Exercise goal: Copy out every line in which the string "this" occurs.

Record list:
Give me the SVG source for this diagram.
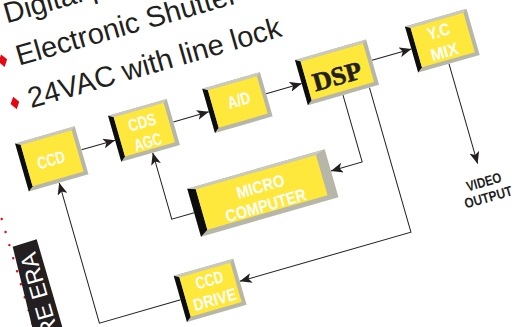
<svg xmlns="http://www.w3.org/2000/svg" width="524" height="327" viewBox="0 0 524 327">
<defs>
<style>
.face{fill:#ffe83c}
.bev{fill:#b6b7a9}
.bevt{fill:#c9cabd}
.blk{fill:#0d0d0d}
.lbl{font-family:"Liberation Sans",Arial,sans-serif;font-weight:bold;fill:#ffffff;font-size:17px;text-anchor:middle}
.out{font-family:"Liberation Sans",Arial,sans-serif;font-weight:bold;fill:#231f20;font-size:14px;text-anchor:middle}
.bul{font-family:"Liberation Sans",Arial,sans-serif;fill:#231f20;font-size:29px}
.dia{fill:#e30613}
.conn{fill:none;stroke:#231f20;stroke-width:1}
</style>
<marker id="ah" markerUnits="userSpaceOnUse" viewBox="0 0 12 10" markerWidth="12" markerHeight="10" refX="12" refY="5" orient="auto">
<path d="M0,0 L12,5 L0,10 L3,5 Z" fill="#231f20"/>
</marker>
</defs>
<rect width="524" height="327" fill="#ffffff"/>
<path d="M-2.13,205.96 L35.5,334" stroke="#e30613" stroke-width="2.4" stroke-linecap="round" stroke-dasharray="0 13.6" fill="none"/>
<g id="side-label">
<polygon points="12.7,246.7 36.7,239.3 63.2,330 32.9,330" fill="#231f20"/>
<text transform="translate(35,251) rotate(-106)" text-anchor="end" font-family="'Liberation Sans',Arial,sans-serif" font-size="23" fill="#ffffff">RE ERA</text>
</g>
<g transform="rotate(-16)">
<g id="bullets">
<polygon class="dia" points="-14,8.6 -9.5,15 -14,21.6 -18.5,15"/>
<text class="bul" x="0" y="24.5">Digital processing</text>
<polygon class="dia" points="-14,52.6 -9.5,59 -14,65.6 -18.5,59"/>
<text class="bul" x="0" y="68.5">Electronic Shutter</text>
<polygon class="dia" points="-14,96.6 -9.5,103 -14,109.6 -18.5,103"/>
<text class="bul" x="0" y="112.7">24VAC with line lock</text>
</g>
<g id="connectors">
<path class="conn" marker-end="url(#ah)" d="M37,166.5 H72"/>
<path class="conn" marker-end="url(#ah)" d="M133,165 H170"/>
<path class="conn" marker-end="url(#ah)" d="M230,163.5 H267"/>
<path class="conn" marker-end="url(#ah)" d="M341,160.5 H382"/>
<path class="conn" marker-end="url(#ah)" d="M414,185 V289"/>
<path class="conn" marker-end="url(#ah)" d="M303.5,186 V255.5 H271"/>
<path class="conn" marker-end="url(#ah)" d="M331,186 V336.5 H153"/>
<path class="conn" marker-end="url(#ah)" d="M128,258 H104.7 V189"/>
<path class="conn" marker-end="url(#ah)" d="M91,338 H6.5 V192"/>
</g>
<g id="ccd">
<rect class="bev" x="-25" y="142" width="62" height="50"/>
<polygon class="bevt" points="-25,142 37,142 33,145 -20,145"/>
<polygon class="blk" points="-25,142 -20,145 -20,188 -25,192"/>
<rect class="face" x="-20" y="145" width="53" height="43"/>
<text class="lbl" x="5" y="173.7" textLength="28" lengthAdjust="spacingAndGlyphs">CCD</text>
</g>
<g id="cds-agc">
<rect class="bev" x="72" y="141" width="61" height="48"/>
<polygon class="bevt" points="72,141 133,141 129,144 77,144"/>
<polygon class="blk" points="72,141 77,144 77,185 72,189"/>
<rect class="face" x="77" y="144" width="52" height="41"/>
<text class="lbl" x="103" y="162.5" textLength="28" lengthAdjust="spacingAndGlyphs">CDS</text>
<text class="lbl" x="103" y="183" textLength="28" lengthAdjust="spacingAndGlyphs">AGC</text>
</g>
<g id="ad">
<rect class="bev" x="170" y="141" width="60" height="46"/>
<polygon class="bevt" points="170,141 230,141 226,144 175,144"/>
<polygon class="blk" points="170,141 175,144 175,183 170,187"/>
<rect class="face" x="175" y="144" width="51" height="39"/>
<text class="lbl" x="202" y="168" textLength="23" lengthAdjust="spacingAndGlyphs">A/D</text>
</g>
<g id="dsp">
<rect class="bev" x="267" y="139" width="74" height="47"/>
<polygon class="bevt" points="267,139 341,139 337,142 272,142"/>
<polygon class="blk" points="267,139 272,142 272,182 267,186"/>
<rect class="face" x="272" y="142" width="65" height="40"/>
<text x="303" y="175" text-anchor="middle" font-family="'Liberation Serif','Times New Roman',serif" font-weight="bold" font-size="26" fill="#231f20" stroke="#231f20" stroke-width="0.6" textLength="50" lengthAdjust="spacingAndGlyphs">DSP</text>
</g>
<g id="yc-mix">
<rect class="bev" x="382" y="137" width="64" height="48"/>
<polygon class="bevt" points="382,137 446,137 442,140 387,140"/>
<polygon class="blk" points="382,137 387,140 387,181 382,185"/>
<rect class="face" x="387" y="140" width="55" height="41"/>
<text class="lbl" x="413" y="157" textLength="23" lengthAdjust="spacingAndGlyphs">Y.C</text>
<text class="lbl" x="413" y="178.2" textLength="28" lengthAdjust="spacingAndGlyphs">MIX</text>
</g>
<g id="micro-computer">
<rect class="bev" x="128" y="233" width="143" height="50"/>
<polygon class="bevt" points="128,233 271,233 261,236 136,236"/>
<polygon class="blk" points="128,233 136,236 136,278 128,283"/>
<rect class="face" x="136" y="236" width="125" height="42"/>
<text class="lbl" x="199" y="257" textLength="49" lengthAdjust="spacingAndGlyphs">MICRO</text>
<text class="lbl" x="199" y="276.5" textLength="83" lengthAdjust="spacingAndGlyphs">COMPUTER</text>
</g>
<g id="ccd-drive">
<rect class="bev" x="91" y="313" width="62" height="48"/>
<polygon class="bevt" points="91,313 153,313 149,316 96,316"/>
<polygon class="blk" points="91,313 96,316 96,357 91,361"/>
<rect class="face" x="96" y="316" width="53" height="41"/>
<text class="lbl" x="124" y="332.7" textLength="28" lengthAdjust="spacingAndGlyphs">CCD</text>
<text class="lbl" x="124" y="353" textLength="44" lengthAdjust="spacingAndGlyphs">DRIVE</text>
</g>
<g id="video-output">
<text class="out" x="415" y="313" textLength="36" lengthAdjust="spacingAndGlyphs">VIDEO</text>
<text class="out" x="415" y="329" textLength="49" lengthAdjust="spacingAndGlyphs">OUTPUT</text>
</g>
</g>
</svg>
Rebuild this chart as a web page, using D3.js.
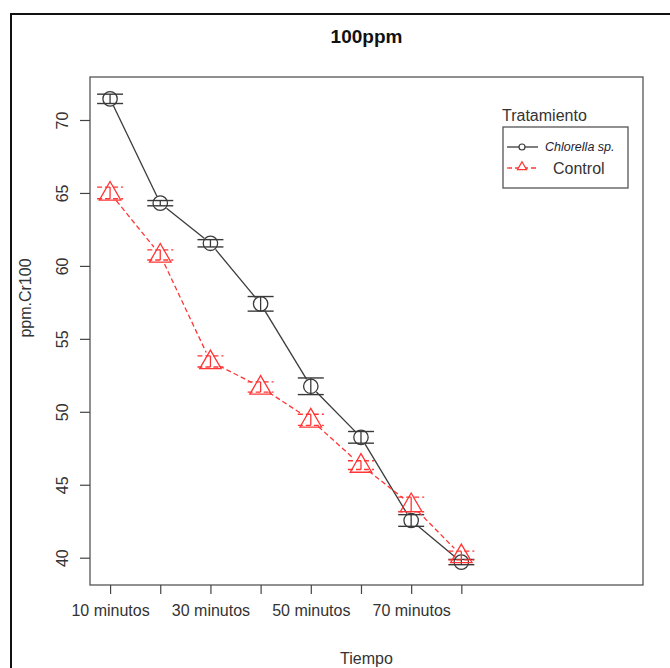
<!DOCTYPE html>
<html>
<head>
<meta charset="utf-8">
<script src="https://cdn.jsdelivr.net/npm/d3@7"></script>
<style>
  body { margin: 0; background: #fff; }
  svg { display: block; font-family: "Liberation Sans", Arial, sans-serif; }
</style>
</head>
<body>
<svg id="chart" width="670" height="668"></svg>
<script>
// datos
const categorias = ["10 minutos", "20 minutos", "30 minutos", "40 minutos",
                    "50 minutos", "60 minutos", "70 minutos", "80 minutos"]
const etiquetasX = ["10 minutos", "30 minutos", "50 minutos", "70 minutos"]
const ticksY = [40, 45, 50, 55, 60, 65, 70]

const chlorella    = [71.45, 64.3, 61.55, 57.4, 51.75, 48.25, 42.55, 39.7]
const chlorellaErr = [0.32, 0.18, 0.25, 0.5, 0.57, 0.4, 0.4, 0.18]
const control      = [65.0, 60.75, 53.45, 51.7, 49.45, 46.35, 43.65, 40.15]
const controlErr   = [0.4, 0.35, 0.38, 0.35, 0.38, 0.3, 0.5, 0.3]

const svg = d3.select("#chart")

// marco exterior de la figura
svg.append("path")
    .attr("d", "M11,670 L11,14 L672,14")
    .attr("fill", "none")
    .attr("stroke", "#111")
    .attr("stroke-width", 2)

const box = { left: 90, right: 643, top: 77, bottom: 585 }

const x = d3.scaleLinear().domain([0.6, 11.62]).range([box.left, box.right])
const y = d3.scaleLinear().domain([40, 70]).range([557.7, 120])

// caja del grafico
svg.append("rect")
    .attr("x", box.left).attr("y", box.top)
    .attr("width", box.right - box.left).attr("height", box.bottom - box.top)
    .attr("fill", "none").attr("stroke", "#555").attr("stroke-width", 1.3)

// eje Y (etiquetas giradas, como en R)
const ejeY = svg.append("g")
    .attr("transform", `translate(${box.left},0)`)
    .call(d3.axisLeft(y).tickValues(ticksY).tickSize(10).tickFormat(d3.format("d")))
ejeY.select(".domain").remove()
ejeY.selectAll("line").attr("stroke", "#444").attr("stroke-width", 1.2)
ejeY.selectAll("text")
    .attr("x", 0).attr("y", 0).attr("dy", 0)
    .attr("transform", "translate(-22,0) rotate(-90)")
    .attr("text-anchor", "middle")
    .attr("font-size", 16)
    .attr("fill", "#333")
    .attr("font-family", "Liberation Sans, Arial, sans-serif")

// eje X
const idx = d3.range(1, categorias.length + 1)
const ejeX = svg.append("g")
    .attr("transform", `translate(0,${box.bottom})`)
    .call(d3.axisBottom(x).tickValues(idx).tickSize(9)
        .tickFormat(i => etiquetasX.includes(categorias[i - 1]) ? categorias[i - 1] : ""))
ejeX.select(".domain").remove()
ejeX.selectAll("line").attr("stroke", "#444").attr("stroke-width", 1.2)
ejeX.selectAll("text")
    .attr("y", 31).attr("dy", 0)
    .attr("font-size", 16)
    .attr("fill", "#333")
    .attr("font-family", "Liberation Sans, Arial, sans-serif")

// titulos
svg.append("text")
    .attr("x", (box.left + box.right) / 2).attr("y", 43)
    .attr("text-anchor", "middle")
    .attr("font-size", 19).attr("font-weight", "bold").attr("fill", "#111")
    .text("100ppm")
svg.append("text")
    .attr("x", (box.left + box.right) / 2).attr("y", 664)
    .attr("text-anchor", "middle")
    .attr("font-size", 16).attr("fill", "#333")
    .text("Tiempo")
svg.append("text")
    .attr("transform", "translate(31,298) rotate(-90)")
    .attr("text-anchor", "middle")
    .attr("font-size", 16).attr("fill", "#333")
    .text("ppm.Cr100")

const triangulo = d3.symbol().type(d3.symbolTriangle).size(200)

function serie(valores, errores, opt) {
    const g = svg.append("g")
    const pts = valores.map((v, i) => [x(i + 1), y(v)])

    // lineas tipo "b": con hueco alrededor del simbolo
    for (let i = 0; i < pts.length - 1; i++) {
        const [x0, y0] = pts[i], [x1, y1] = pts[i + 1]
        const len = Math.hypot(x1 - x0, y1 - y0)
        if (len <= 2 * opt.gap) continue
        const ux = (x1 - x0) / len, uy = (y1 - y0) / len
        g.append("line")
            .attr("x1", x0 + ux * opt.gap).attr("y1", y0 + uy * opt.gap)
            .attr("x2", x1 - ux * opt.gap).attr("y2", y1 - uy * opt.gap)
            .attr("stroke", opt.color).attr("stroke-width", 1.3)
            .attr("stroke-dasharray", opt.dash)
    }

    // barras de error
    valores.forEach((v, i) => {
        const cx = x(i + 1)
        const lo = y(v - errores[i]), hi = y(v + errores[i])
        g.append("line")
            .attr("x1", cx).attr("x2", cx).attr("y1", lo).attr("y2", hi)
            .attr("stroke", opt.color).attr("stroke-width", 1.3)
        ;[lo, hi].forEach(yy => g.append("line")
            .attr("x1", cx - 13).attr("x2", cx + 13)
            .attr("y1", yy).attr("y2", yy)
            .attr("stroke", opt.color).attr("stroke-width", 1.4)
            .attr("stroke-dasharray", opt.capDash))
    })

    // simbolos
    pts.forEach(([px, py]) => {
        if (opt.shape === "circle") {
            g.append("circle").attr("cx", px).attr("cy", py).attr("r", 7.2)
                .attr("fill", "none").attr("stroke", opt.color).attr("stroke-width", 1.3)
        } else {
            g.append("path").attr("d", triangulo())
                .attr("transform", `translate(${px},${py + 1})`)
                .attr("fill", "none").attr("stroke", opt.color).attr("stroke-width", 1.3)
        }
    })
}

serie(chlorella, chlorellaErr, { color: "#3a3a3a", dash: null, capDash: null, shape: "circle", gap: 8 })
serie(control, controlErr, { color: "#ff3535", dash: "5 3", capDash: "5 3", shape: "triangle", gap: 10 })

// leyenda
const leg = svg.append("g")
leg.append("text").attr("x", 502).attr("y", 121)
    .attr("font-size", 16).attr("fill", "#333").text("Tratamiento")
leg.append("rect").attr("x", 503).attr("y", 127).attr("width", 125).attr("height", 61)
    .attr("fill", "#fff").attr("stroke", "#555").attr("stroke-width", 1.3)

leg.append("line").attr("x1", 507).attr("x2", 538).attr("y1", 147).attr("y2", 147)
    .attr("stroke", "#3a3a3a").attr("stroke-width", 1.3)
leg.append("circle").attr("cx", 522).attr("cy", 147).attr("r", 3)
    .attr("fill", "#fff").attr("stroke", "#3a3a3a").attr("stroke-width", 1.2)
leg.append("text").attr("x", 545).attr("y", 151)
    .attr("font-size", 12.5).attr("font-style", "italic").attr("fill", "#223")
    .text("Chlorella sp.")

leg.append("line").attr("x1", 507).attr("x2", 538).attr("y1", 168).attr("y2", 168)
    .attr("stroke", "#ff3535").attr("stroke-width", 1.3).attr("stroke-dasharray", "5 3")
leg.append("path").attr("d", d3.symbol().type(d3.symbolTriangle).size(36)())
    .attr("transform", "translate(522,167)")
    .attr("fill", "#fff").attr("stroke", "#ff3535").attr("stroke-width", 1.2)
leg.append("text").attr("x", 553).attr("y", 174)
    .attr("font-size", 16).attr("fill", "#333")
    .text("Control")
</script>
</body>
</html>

Exercise output:
Give me the SVG source for this diagram.
Rebuild this chart as a web page, using D3.js.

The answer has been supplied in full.